Не только я, но многие из выживших в холодную зиму 1941 года лагерников Усть-Выми, обязаны своею жизнью доктору Орловой. Я уже писал о той высокой смертности, которая была в наших лагпунктах той зимой и о которой я имею точное представление, так как занимался ее учетом, работая ассистентом лагерного врача. Кстати сказать, высокая смертность озаботила и лагерные власти, отвечавшие за производительность труда заключенных, и есть основания говорить и о заинтерсовании этим вопросом самого Берия. Как бы то ни было, но власти северных лагерей провозгласили новый лозунг: восстановление рабочей силы. Сразу же после этого лагерная администрация направила доктора Орлову в поездку по различным лагпунктам. Ее задачей было нахождение причин высокой смертности заключенных и разработка методов ее снижения. Результатом этого было решение о выделении заключенным полного пайка вне зависимости от процента выработки. До этого лагерные врачи могли ходатайствовать о выдаче полного пайка зэкам, выполнявшим менее 30 процентов нормы, но были ограничены определенным, весьма незначительным числом разрешенных ходатайств. Теперь их возможности были значительно расширены. Но это решение администрации вовсе не было актом милосердия, оно было обусловлено прежде всего беспокойством о повышении производительности труда зэков.
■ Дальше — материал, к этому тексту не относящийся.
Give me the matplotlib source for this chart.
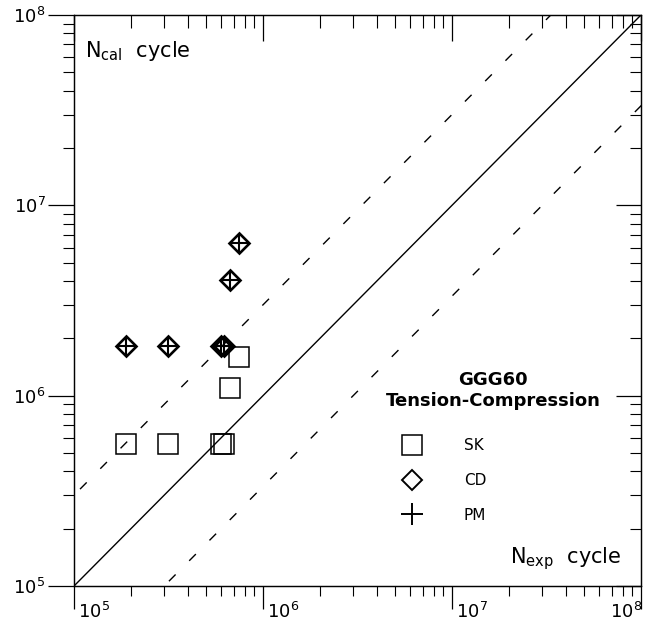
import matplotlib
matplotlib.use("Agg")
import matplotlib.pyplot as plt
import matplotlib.ticker as mticker
from matplotlib.lines import Line2D
from matplotlib.transforms import offset_copy
import numpy as np

# ---------------------------------------
# data (cycles)
# ---------------------------------------
n_exp = [1.88e5, 3.15e5, 6.0e5, 6.2e5, 6.7e5, 7.5e5]
n_sk = [5.55e5, 5.55e5, 5.55e5, 5.55e5, 1.1e6, 1.6e6]
n_cd = [1.82e6, 1.82e6, 1.82e6, 1.82e6, 4.05e6, 6.37e6]
n_pm = [1.82e6, 1.82e6, 1.82e6, 1.82e6, 4.05e6, 6.37e6]

# scatter band: N_cal = k * N_exp
band_factors = [1, 3, 1 / 3]
band_styles = ["-", "--", "--"]

lim = (1e5, 1e8)
major_ticks = [1e5, 1e6, 1e7, 1e8]
tick_labels = [r"$\mathregular{10^{5}}$", r"$\mathregular{10^{6}}$",
               r"$\mathregular{10^{7}}$", r"$\mathregular{10^{8}}$"]

fig = plt.figure(figsize=(6.45, 6.21), dpi=100)
ax = fig.add_axes([74 / 645, 1 - 586 / 621, 567 / 645, 571 / 621])
ax.set_xscale("log")
ax.set_yscale("log")
ax.set_xlim(lim)
ax.set_ylim(lim)

# ---------------------------------------
# 1:1 line and factor-3 band
# ---------------------------------------
xx = np.array([1e4, 1e9])
for k, ls in zip(band_factors, band_styles):
    line, = ax.plot(xx, k * xx, color="black", lw=1.0, ls=ls)
    if ls == "--":
        line.set_dashes((6.8, 13.9))

# ---------------------------------------
# data points
# ---------------------------------------
ax.plot(n_exp, n_sk, ls="none", marker="s", ms=14.4, mfc="none",
        mec="black", mew=1.1)
ax.plot(n_exp, n_cd, ls="none", marker="D", ms=9.7, mfc="none",
        mec="black", mew=1.9)
ax.plot(n_exp, n_pm, ls="none", marker="+", ms=13.5, color="black",
        mew=1.5)

# ---------------------------------------
# ticks: left/bottom outward, top/right inward
# ---------------------------------------
ax.set_xticks(major_ticks)
ax.set_yticks(major_ticks)
ax.set_xticklabels([])
ax.set_yticklabels(tick_labels)
ax.xaxis.set_minor_formatter(mticker.NullFormatter())
ax.yaxis.set_minor_formatter(mticker.NullFormatter())
ax.tick_params(axis="y", which="major", direction="out", length=18.5,
               width=0.9, pad=2, labelsize=13)
ax.tick_params(axis="y", which="minor", direction="out", length=8, width=0.8)
ax.tick_params(axis="x", which="major", direction="out", length=16.5,
               width=0.9)
ax.tick_params(axis="x", which="minor", direction="out", length=7.5,
               width=0.8)

for spine in ax.spines.values():
    spine.set_linewidth(0.9)

top = ax.twiny()
top.set_xscale("log")
top.set_xlim(lim)
top.set_xticks(major_ticks)
top.tick_params(axis="x", which="major", direction="in", length=19,
                width=0.9, labeltop=False)
top.tick_params(axis="x", which="minor", direction="in", length=9,
                width=0.8, labeltop=False)

right = ax.twinx()
right.set_yscale("log")
right.set_ylim(lim)
right.set_yticks(major_ticks)
right.tick_params(axis="y", which="major", direction="in", length=18,
                  width=0.9, labelright=False)
right.tick_params(axis="y", which="minor", direction="in", length=8,
                  width=0.8, labelright=False)

# x tick labels sit beside the tick, not under it
xtrans = ax.get_xaxis_transform()
for val, lab in zip(major_ticks, tick_labels):
    if val == major_ticks[-1]:
        tr = offset_copy(xtrans, fig=fig, x=1, y=-16, units="dots")
        ha = "right"
    else:
        tr = offset_copy(xtrans, fig=fig, x=4, y=-16, units="dots")
        ha = "left"
    ax.text(val, 0, lab, transform=tr, ha=ha, va="top", fontsize=13,
            clip_on=False)

# ---------------------------------------
# axis captions and legend
# ---------------------------------------
ax.text(0.019, 0.926, r"$\mathregular{N_{cal}}$  cycle", transform=ax.transAxes,
        fontsize=15, va="baseline", ha="left")
ax.text(0.966, 0.040, r"$\mathregular{N_{exp}}$  cycle", transform=ax.transAxes,
        fontsize=15, va="baseline", ha="right")

ax.text(0.739, 0.352, "GGG60", transform=ax.transAxes, fontsize=13,
        fontweight="bold", ha="center", va="baseline")
ax.text(0.739, 0.315, "Tension-Compression", transform=ax.transAxes,
        fontsize=13, fontweight="bold", ha="center", va="baseline")

handles = [
    Line2D([], [], ls="none", marker="s", ms=15, mfc="none", mec="black",
           mew=1.1),
    Line2D([], [], ls="none", marker="D", ms=9.7, mfc="none", mec="black",
           mew=1.4),
    Line2D([], [], ls="none", marker="+", ms=16, color="black", mew=1.4),
]
ax.legend(handles, ["SK", "CD", "PM"], loc="upper left",
          bbox_to_anchor=(0.569, 0.259), borderaxespad=0, borderpad=0,
          frameon=False, fontsize=11, handlelength=2, handletextpad=2.4,
          labelspacing=1.3, numpoints=1)

fig.savefig("out.png", dpi=100)
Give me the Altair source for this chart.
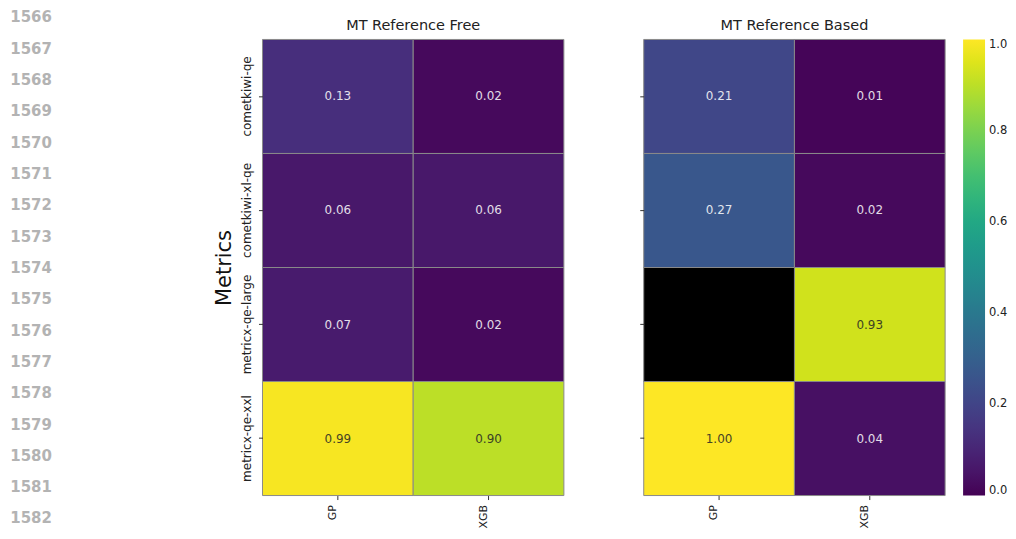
import altair as alt
import pandas as pd

# ---- data -------------------------------------------------------------
metrics = ["cometkiwi-qe", "cometkiwi-xl-qe", "metricx-qe-large", "metricx-qe-xxl"]
models = ["GP", "XGB"]

free_gp = [0.13, 0.06, 0.07, 0.99]
free_xgb = [0.02, 0.06, 0.02, 0.90]
based_gp = [0.21, 0.27, None, 1.00]   # missing cell (drawn black)
based_xgb = [0.01, 0.02, 0.93, 0.04]

panel_titles = ["MT Reference Free", "MT Reference Based"]
colorbar_ticks = [0.0, 0.2, 0.4, 0.6, 0.8, 1.0]
line_numbers = list(range(1566, 1583))

FONT = "DejaVu Sans"


def long_table(gp, xgb):
    rows = []
    for m, a, b in zip(metrics, gp, xgb):
        rows.append({"metric": m, "model": "GP", "value": a})
        rows.append({"metric": m, "model": "XGB", "value": b})
    return pd.DataFrame(rows)


def heatmap(df, title, first):
    x_axis = alt.Axis(title=None, labelAngle=-90, labelAlign="right", labelBaseline="bottom",
                      labelFontSize=11, labelPadding=5, tickSize=4, ticks=True,
                      domain=False, grid=False, labelColor="#222", tickColor="#333")
    if first:
        y_axis = alt.Axis(title="Metrics", titleFontSize=21, titleFontWeight="normal",
                          titleColor="#111", titlePadding=6, labelAngle=-90,
                          labelAlign="center", labelBaseline="bottom", labelFontSize=12,
                          labelPadding=5, tickSize=4, domain=False, grid=False,
                          labelColor="#222", tickColor="#333")
    else:
        y_axis = alt.Axis(title=None, labels=False, ticks=True, tickSize=4, domain=False,
                          grid=False, tickColor="#333")

    base = alt.Chart(df).encode(
        x=alt.X("model:N", sort=models, axis=x_axis,
                scale=alt.Scale(paddingInner=0, paddingOuter=0)),
        y=alt.Y("metric:N", sort=metrics, axis=y_axis,
                scale=alt.Scale(paddingInner=0, paddingOuter=0)),
    )

    if first:
        legend = None
    else:
        legend = alt.Legend(title=None, orient="right", offset=18, gradientLength=457,
                            gradientThickness=22, values=colorbar_ticks, format=".1f",
                            labelFontSize=11.5, labelFont=FONT, labelColor="#222",
                            labelOffset=4, labelBaseline="middle", padding=0,
                            gradientStrokeWidth=0, direction="vertical")

    cells = base.mark_rect(stroke="#8a8a8a", strokeWidth=1).transform_filter(
        "isValid(datum.value)"
    ).encode(
        color=alt.Color("value:Q", scale=alt.Scale(scheme="viridis", domain=[0, 1]),
                        legend=legend)
    )
    missing = base.mark_rect(fill="black", stroke="#8a8a8a", strokeWidth=1).transform_filter(
        "!isValid(datum.value)"
    )
    labels = base.mark_text(font=FONT, fontSize=12, opacity=0.85).transform_filter(
        "isValid(datum.value)"
    ).encode(
        text=alt.Text("value:Q", format=".2f"),
        color=alt.condition("datum.value > 0.5", alt.value("#262626"), alt.value("#ffffff")),
    )

    return alt.layer(cells, missing, labels).properties(
        width=302, height=457,
        title=alt.TitleParams(title, font=FONT, fontSize=14.5, fontWeight="normal",
                              color="#222", baseline="alphabetic", offset=-6, frame="group"),
    )


left = heatmap(long_table(free_gp, free_xgb), panel_titles[0], True)
right = heatmap(long_table(based_gp, based_xgb), panel_titles[1], False)

ln_df = pd.DataFrame({"n": line_numbers, "label": [str(n) for n in line_numbers]})
linenums = alt.Chart(ln_df).mark_text(
    align="right", baseline="middle", font=FONT, fontWeight="bold", fontSize=15,
    color="#b3b3b3"
).encode(
    y=alt.Y("n:Q", axis=None, scale=alt.Scale(domain=[1566, 1582], range=[-22, 480])),
    x=alt.value(0),
    text="label:N",
).properties(width=131, height=457)

chart = alt.hconcat(linenums, left, right, spacing=80, bounds="flush").resolve_scale(
    color="independent"
).properties(
    padding={"left": 2, "top": 2, "right": 0, "bottom": 0}
).configure_view(strokeWidth=0).configure_axis(labelFont=FONT, titleFont=FONT)

chart.save("out.html", embed_options={"renderer": "svg", "actions": False})
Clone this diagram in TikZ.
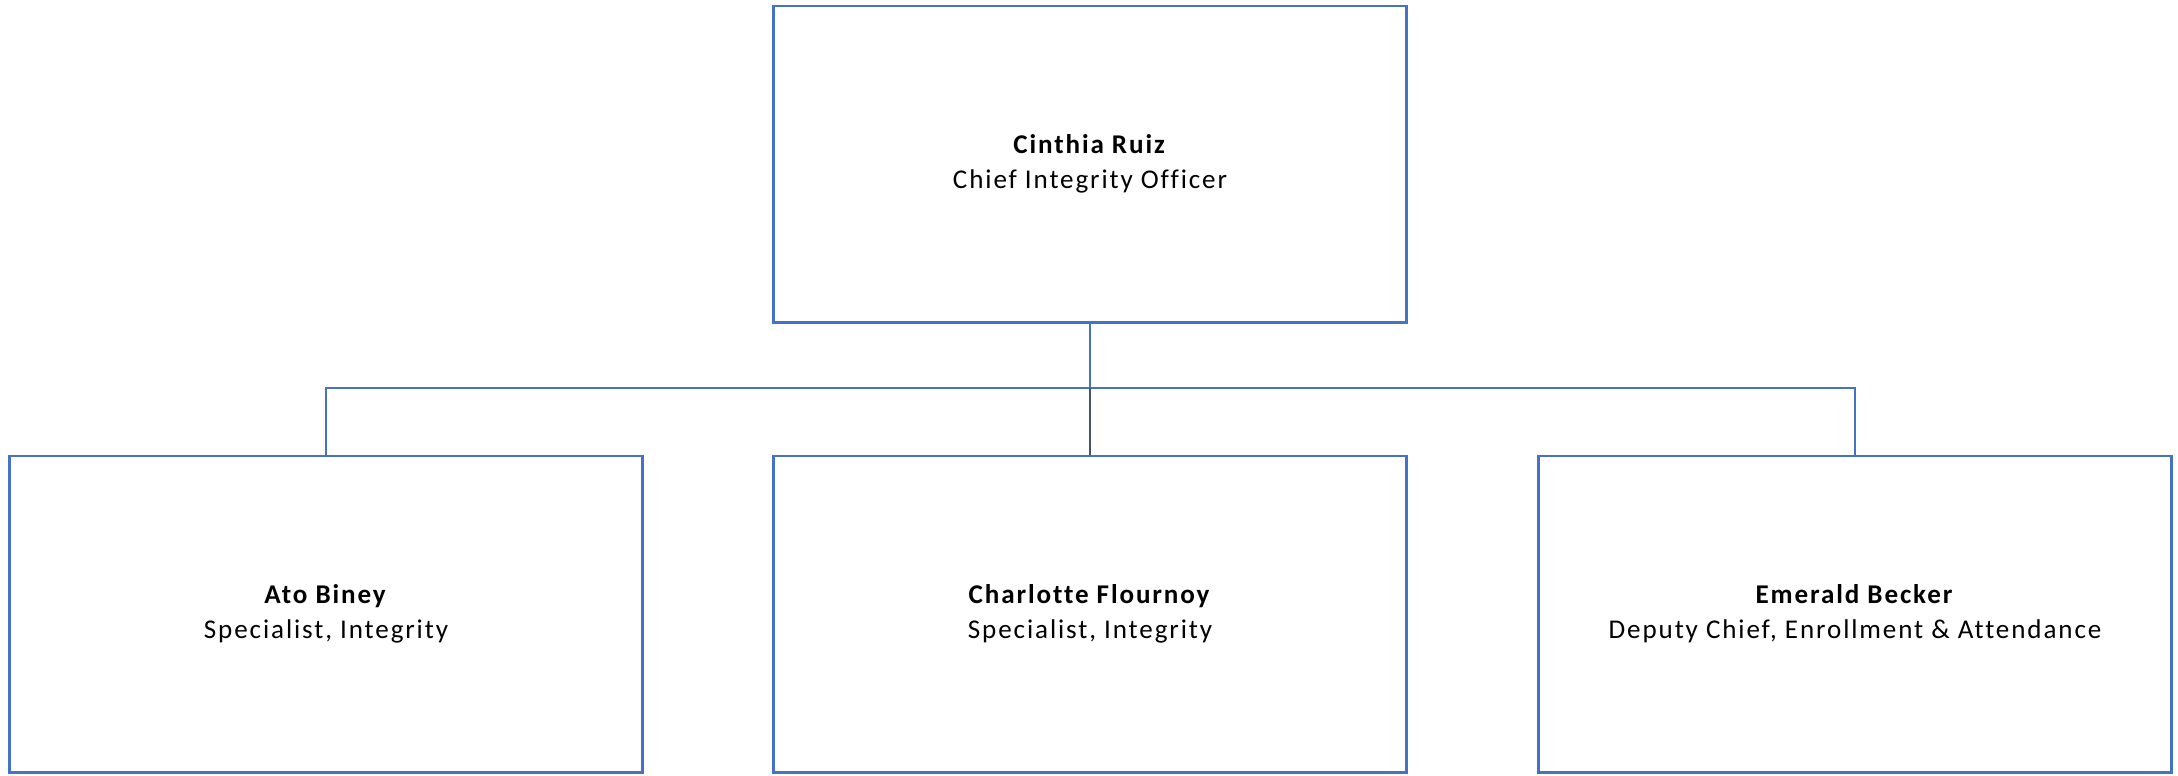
\documentclass[tikz,border=0pt]{standalone}
\usepackage{fontspec}
\setmainfont{Carlito}[LetterSpace=7, Ligatures={NoCommon}]
\definecolor{bleu}{HTML}{4472C4}
\definecolor{ardoise}{HTML}{44546A}
\begin{document}
\begin{tikzpicture}[x=0.01cm, y=-0.01cm]
			\tikzset{boite/.style={rectangle, draw=bleu, line width=0.8pt, inner sep=0pt, minimum width=6.32cm, minimum height=3.16cm, align=center, font=\fontsize{7.7}{10}\selectfont}, lien/.style={draw=bleu, line width=0.8pt}};

			\useasboundingbox (0,0) rectangle (2178,775);

			\node[boite] (ruiz)   at (1090, 164) {\textbf{Cinthia Ruiz}\\Chief Integrity Officer};
			\node[boite] (biney)  at ( 326, 614) {\textbf{Ato Biney}\\Specialist, Integrity};
			\node[boite] (flour)  at (1090, 614) {\textbf{Charlotte Flournoy}\\Specialist, Integrity};
			\node[boite] (becker) at (1855, 614) {\textbf{Emerald Becker}\\Deputy Chief, Enrollment \& Attendance};

			\coordinate (bus) at (1090, 388);

			\draw[lien] (ruiz.south) -- (bus);
			\draw[lien] (biney.north) |- (bus);
			\draw[lien] (becker.north) |- (bus);
			\draw[line width=0.8pt, ardoise] (bus) -- (flour.north);

		\end{tikzpicture}
\end{document}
Правда, врачи использовали данные им полномочия и для спасения тех, кто уже не мог полностью восстановить свои силы и стать полноценным работником.
Из моих несколько довольно коротких бесед с Орловой я понял, что она изо всех сил хотела и старалась помочь всем тем тысячам людей, которые попали в ужасающие условия северных лагерей. И зеки ценили ее за это; я собственными глазами видел, с каким уважением, почти любовью ее встречали обитательницы женского барака.
О гуманизме русских врачей я слышал и от моих товарищей по козельскому лагерю, бывших в советских госпиталях. Многие из наших офицеров попали в плен ранеными или больными и первоначально были направлены в госпитали. Все они с большой теплотой вспоминали о врачах и обслуживающем персонале. Конечно, в семье не без урода, и были исключения и среди врачей. Мое мнение основано на личных наблюдениях, часто случайных, и тем не менее они помогли мне понять психологию некоторых социальных групп того времени. Я знаю, что советские органы госбезопасности, как и гитлеровское гестапо, организовали специальные медицинские бригады, способные на любую жестокость, на любую подлость, но мое впечатление от встречи с врачом НКВД на Лубянке все же было неплохим.
Я не могу сказать, как за прошедшие годы изменился нравственный облик советских врачей и других социальных групп, но мне кажется, в советском обществе всегда есть силы, противоборствующие подлости. Во всяком случае, Солженицын в своих очень реалистичных повестях выводит врача пятидесятых годов скорее положительным героем.
Тот, который радовался27
В самое тяжелое время моей лагерной жизни, зимой 1941—42 года, я находил много душевной поддержки в разговорах с ленинградским художником, открывшим для себя в лагере Бога, хотя до этого, на свободе, никогда не бывшего приверженцем ни одной религии. Его фамилия выпала из памяти. Впрочем, в лагере его никто и не называл по фамилии, а обращались по имени-отчеству: Николай Петрович, или просто называли — «художник».
В его манере поведения, в жестах, лице было что-то, что сразу же выделяло его из толпы голодных, озверелых и отупелых людей. Трудно сказать, какого он был возраста: то он выглядел на шестьдесят лет, а то — на тридцать. Волосы у него были белесые, с золотистым оттенком, напоминающие цвет спелой пшеницы, и трудно было понять, то ли это седина, то ли это их настоящий цвет. Лицо его было бледным и немного усталым. Это вполне могло быть лицо молодого, но измученного человека. Глаза — цвета северного неба, чуть голубоватые, смотрящие не только на людей и мир, но и как бы проникающие во внутреннюю суть предметов. Позже я узнал, что было ему под шестьдесят.